Once again we’re faced with a pile of paper receipts from our purchases, and once again we’re facing tedious and error-prone data entry as we reconcile our checkbook.
It’s 2007. Why are we still dealing in paper receipts? Mechanical cash registers are so 1870s. Computerized ones have taken their place. Why not take advantage of these computers?
A digital receipt could be provided on a customer’s USB flash drive. Or it could go on their smartchip-enabled “customer appreciation card.” The customer would take home a full, digital inventory of their purchases which could be direcly imported into their favorite checkbook application. No more poring over receipts at the end of the month, trying to figure out what’s what.
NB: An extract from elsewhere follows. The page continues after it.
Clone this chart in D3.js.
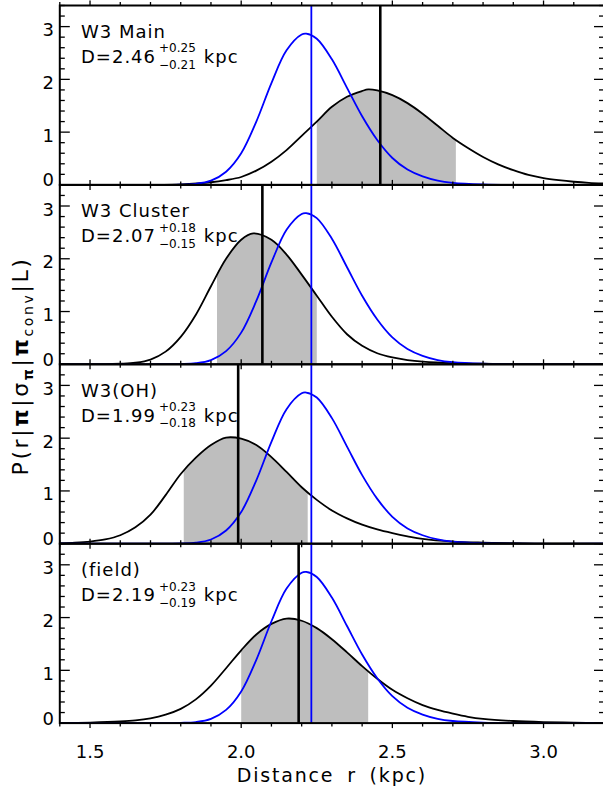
<!DOCTYPE html>
<html><head><meta charset="utf-8">
<script src="https://cdn.jsdelivr.net/npm/d3@7"></script>
<style>body{margin:0;background:#fff} svg{display:block}</style>
</head><body>
<script>
// ---------------- data ----------------
const xDomain = [1.4, 3.2];
const yDomain = [0, 3.4];
const xTickValues = [1.5, 2.0, 2.5, 3.0];
const xTickLabels = ["1.5", "2.0", "2.5", "3.0"];
const yTickValues = [0, 1, 2, 3];
const yTickLabels = ["0", "1", "2", "3"];

const panelNames = ["W3 Main", "W3 Cluster", "W3(OH)", "(field)"];
const bestD   = [2.46, 2.07, 1.99, 2.19];
const errPlus = [0.25, 0.18, 0.23, 0.23];
const errMinus= [0.21, 0.15, 0.18, 0.19];
const refD = 2.232;   // blue vertical line

// blue curve (same in every panel)
const blueR = [1.40,1.70,1.80,1.85,1.90,1.95,2.00,2.05,2.10,2.15,2.20,2.215,2.25,2.30,2.35,2.40,2.45,2.50,2.55,2.60,2.65,2.70,2.80,2.90,3.20];
const blueP = [0.00,0.00,0.005,0.02,0.08,0.25,0.60,1.20,1.93,2.55,2.85,2.865,2.77,2.38,1.84,1.30,0.85,0.51,0.29,0.16,0.08,0.04,0.01,0.00,0.00];

// black curves
const mainR = [1.40,1.70,1.80,1.90,1.95,2.00,2.05,2.10,2.15,2.20,2.25,2.30,2.35,2.40,2.42,2.45,2.50,2.55,2.60,2.65,2.70,2.75,2.80,2.85,2.90,2.95,3.00,3.05,3.10,3.15,3.20];
const mainP = [0.00,0.00,0.01,0.05,0.09,0.15,0.27,0.44,0.66,0.93,1.20,1.48,1.67,1.78,1.81,1.79,1.70,1.55,1.35,1.12,0.89,0.70,0.53,0.39,0.28,0.19,0.13,0.09,0.06,0.04,0.03];

const clusterR = [1.40,1.55,1.60,1.65,1.70,1.75,1.80,1.85,1.90,1.95,2.00,2.04,2.10,2.15,2.20,2.25,2.30,2.35,2.40,2.45,2.50,2.55,2.60,2.70,2.80,2.90,3.20];
const clusterP = [0.00,0.00,0.01,0.03,0.09,0.24,0.52,0.94,1.48,2.00,2.36,2.48,2.36,2.08,1.70,1.30,0.90,0.57,0.35,0.21,0.13,0.08,0.05,0.02,0.01,0.00,0.00];

const ohR = [1.40,1.45,1.50,1.55,1.60,1.65,1.70,1.75,1.80,1.85,1.90,1.95,2.00,2.05,2.10,2.15,2.20,2.25,2.30,2.35,2.40,2.45,2.50,2.55,2.60,2.70,2.80,2.90,3.00,3.20];
const ohP = [0.01,0.02,0.04,0.08,0.16,0.31,0.55,0.92,1.32,1.63,1.87,2.01,1.99,1.87,1.64,1.36,1.07,0.83,0.63,0.48,0.36,0.27,0.20,0.14,0.09,0.04,0.02,0.01,0.00,0.00];

const fieldR = [1.40,1.50,1.60,1.65,1.70,1.75,1.80,1.85,1.90,1.95,2.00,2.05,2.10,2.15,2.20,2.25,2.30,2.35,2.40,2.45,2.50,2.55,2.60,2.65,2.70,2.75,2.80,2.90,3.00,3.10,3.20];
const fieldP = [0.00,0.01,0.03,0.05,0.09,0.16,0.27,0.45,0.71,1.04,1.38,1.68,1.88,1.98,1.94,1.80,1.59,1.34,1.08,0.84,0.63,0.47,0.34,0.25,0.18,0.12,0.08,0.04,0.02,0.01,0.00];

const blackR = [mainR, clusterR, ohR, fieldR];
const blackP = [mainP, clusterP, ohP, fieldP];

// ---------------- drawing ----------------
const W = 603, H = 792;
const FONT = "'DejaVu Sans', sans-serif";
const svg = d3.select("body").append("svg").attr("width", W).attr("height", H);

const x = d3.scaleLinear().domain(xDomain).range([59.8, 604]);
const panelTop = 5.5, panelH = 179.4;
const x0 = x.range()[0], x1 = x.range()[1];

const xMinor = x.ticks(18);
const blue = "#0000ff";
const curve = d3.curveCatmullRom.alpha(0.5);

panelNames.forEach((name, i) => {
  const top = panelTop + i * panelH, bot = top + panelH;
  const y = d3.scaleLinear().domain(yDomain).range([bot, top]);
  const g = svg.append("g");

  const clipId = "clip" + i;
  svg.append("clipPath").attr("id", clipId).append("rect")
    .attr("x", x(bestD[i] - errMinus[i])).attr("y", top)
    .attr("width", x(bestD[i] + errPlus[i]) - x(bestD[i] - errMinus[i])).attr("height", panelH);
  const pclip = "pclip" + i;
  svg.append("clipPath").attr("id", pclip).append("rect")
    .attr("x", x0).attr("y", top).attr("width", x1 - x0).attr("height", panelH);

  const pts = blackR[i].map((r, k) => [r, blackP[i][k]]);
  const bpts = blueR.map((r, k) => [r, blueP[k]]);

  // gray interval
  g.append("path").datum(pts)
    .attr("clip-path", `url(#${clipId})`)
    .attr("fill", "#bebebe")
    .attr("d", d3.area().x(d => x(d[0])).y0(y(0)).y1(d => y(d[1])).curve(curve));

  const cg = g.append("g").attr("clip-path", `url(#${pclip})`);
  cg.append("path").datum(pts).attr("fill", "none").attr("stroke", "#000").attr("stroke-width", 1.8)
    .attr("d", d3.line().x(d => x(d[0])).y(d => y(d[1])).curve(curve));
  cg.append("path").datum(bpts).attr("fill", "none").attr("stroke", blue).attr("stroke-width", 1.8)
    .attr("d", d3.line().x(d => x(d[0])).y(d => y(d[1])).curve(curve));

  // vertical lines
  g.append("line").attr("x1", x(bestD[i])).attr("x2", x(bestD[i])).attr("y1", top).attr("y2", bot)
    .attr("stroke", "#000").attr("stroke-width", 2.6);
  g.append("line").attr("x1", x(refD)).attr("x2", x(refD)).attr("y1", top).attr("y2", bot)
    .attr("stroke", blue).attr("stroke-width", 1.8);

  // frame
  g.append("rect").attr("x", x0).attr("y", top).attr("width", x1 - x0).attr("height", panelH)
    .attr("fill", "none").attr("stroke", "#000").attr("stroke-width", 2);

  // y ticks (inward both sides)
  y.ticks(17).forEach(v => {
    const major = Math.abs(v - Math.round(v)) < 1e-6;
    const len = major ? 10 : 5;
    g.append("line").attr("x1", x0).attr("x2", x0 + len).attr("y1", y(v)).attr("y2", y(v))
      .attr("stroke", "#000").attr("stroke-width", 1.3);
    g.append("line").attr("x1", x1).attr("x2", x1 - len).attr("y1", y(v)).attr("y2", y(v))
      .attr("stroke", "#000").attr("stroke-width", 1.3);
  });
  // x ticks (outward top and bottom)
  xMinor.forEach(v => {
    const major = Math.abs(v * 2 - Math.round(v * 2)) < 1e-6;
    const len = major ? 5 : 3.5;
    g.append("line").attr("x1", x(v)).attr("x2", x(v)).attr("y1", top).attr("y2", top - len)
      .attr("stroke", "#000").attr("stroke-width", 1.3);
    g.append("line").attr("x1", x(v)).attr("x2", x(v)).attr("y1", bot).attr("y2", bot + len)
      .attr("stroke", "#000").attr("stroke-width", 1.3);
  });

  // y tick labels
  yTickValues.forEach((v, k) => {
    g.append("text").attr("x", 54).attr("y", v === 0 ? y(v) + 1.5 : y(v) + 9.5)
      .attr("text-anchor", "end").attr("font-family", FONT).attr("font-size", 18)
      .text(yTickLabels[k]);
  });

  // panel labels
  g.append("text").attr("x", 81).attr("y", top + 32.3)
    .attr("font-family", FONT).attr("font-size", 18).attr("letter-spacing", 1)
    .text(name);
  const dt = g.append("text").attr("x", 81).attr("y", top + 57.2)
    .attr("font-family", FONT).attr("font-size", 18).attr("letter-spacing", 1)
    .text("D=" + d3.format(".2f")(bestD[i]));
  const dl = dt.node().getComputedTextLength();
  const sx = 81 + dl + 3;
  const sup = g.append("text").attr("x", sx).attr("y", top + 46.8)
    .attr("font-family", FONT).attr("font-size", 12)
    .text("+" + d3.format(".2f")(errPlus[i]));
  g.append("text").attr("x", sx).attr("y", top + 63)
    .attr("font-family", FONT).attr("font-size", 12)
    .text("\u2212" + d3.format(".2f")(errMinus[i]));
  const sl = sup.node().getComputedTextLength();
  g.append("text").attr("x", sx + sl + 8).attr("y", top + 57.2)
    .attr("font-family", FONT).attr("font-size", 18).attr("letter-spacing", 1)
    .text("kpc");
});

// x tick labels
xTickValues.forEach((v, k) => {
  svg.append("text").attr("x", x(v)).attr("y", 758).attr("text-anchor", "middle")
    .attr("font-family", FONT).attr("font-size", 18).text(xTickLabels[k]);
});

// axis titles
svg.append("text").attr("x", (x0 + x1) / 2).attr("y", 782).attr("text-anchor", "middle")
  .attr("font-family", FONT).attr("font-size", 19).attr("letter-spacing", 1.8).attr("word-spacing", 5)
  .text("Distance r (kpc)");

const yl = svg.append("text").attr("transform", "translate(28,366) rotate(-90)")
  .attr("text-anchor", "middle").attr("font-family", FONT).attr("font-size", 22).attr("letter-spacing", 2.6);
yl.append("tspan").text("P(r|");
yl.append("tspan").attr("font-weight", "bold").text("\u03c0");
yl.append("tspan").text("|\u03c3");
yl.append("tspan").attr("font-weight", "bold").attr("font-size", 14).attr("dy", 5).text("\u03c0");
yl.append("tspan").attr("dy", -5).text("|");
yl.append("tspan").attr("font-weight", "bold").text("\u03c0");
yl.append("tspan").attr("font-size", 14).attr("dy", 5).text("conv");
yl.append("tspan").attr("dy", -5).text("|L)");
</script>
</body></html>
The receipts also be fed into a shopping list application, providing an easy way of keeping track of your fridge’s contents and when you’re likely to need more.
Coupons could be copied to the drive as well and redeemed the same way.
You’d never again have to wait in line while the cashier fumbled with a new roll of paper for the printer. You’d never wait for the impossibly-long paper receipt to print something you’re likely to throw away anyway.
What’s better, the digital receipt could be cryptographically signed by the store, verifying that the purchases were legitimate. In this way, these receipts would be even more secure than the paper ones, which are more susceptible to forgery.
It wouldn’t take much to make this happen. Any system would have to be backwards-compatible with existing systems (at least, to begin with). This means a terminal would have a serial or parallel port in addition to a USB port (or smartcard reader). If some modern registers use USB printers, that makes things even easier. The terminal app would take the output from the register, sign it, and copy it to the USB drive, perhaps in a CSV, XML, or some other open format. The register would never know it didn’t print to paper.
Who knows? Someday USB drives or smartcards may one day take the place of credit cards entirely. Anything would be more secure than a flimsy piece of plastic with no inherent security features.
I think I’ll take a closer look at registers in the next few days and figure out how this might work.